Tuesday, June 10, 2008

Haditha cases continue to roil the military justice waters

The legal aftermath of Haditha continues. As noted here last week, 1stLt Andrew Grayson was aquitted at a court-martial of two specs of making false official statements, two specs of attemtped fraudulent separation from the service, and one additional spec that based on media reports appears to have been obstructing justice. Here's a link to a lengthy AP article on the case.

The Marine Corps chose not to court-martial four enlisted Marines allegedly involved in the Haditha incident. Two courts-martial remain. One if that of SSgt Frank Wuterich, which is currently the subject of an Article 62 appeal seeking to reverse the military judge's ruling quashing a subpoena issued to CBS. The other is the case of LtCol Jeffrey Chessani. The military judge in the Chessani case is scheduled to rule on an unlawful command influence motion on 16 June. If the case proceeds to trial, it is scheduled to start on 21 July.

We previously discussed the military judge's preliminary ruling in Chessani finding sufficient evidence to require the government to rebut the defense's UCI claim.

As this report in the Marine Corps Times discusses, General Mattis took the stand on 2 June and denied that "he was influenced by an investigator when he made the decision to charge [LtCol Chessani] with failing to investigate the killings of 24 Iraqi men, women, and children." How many times has a four-star general been a witness in a court-martial case?
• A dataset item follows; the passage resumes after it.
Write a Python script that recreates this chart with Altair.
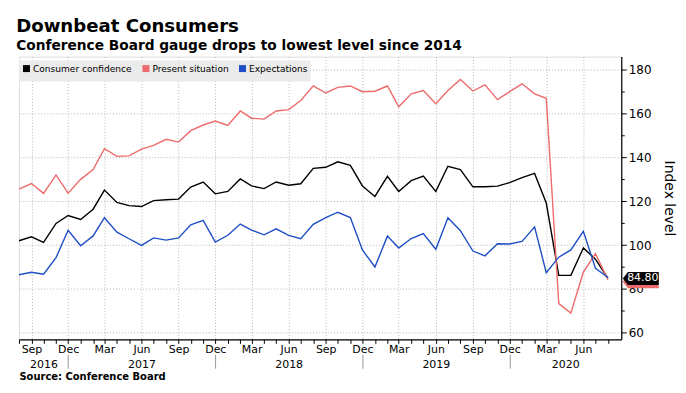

Here's a link to an interesting discussion of the case on the web site of the Thomas More Law Center, which is representing LtCol Chessani. The Thomas More Law Center thought it significant that unlike General Mattis, IMEF CG (and MARFORCENT Commander) Lieutentant General Helland didn't testify. Here's a very pro-defense discussion of the case, again highlighting LtGen Helland's failure to testify on the UCI motion. It quotes the head of the Thomas More Law Center as saying: "The prosecution made a colossal blunder not calling Lt. Gen. Helland to testify. . . . [The military judge] has already decided there is evidence of inappropriate command influence and it is now the prosecution's burden to prove beyond a reasonable doubt that it didn't occur. Without Helland's testimony to corroborate Mattis they failed to meet that burden."

3 comments:

Anonymous said...

Not taking sides on the merits of the case - but how can the law firm representing LtCol Chessani make such extra-tribunal statements, aren't they bound by the Navy JAG's Rule of Prof Resp 3.6?

Anonymous said...

When has lack of corroboration failed in a situation like this?

Anonymous said...

Interesting that the NMCCA denial of the Writ was not discussed by the defense.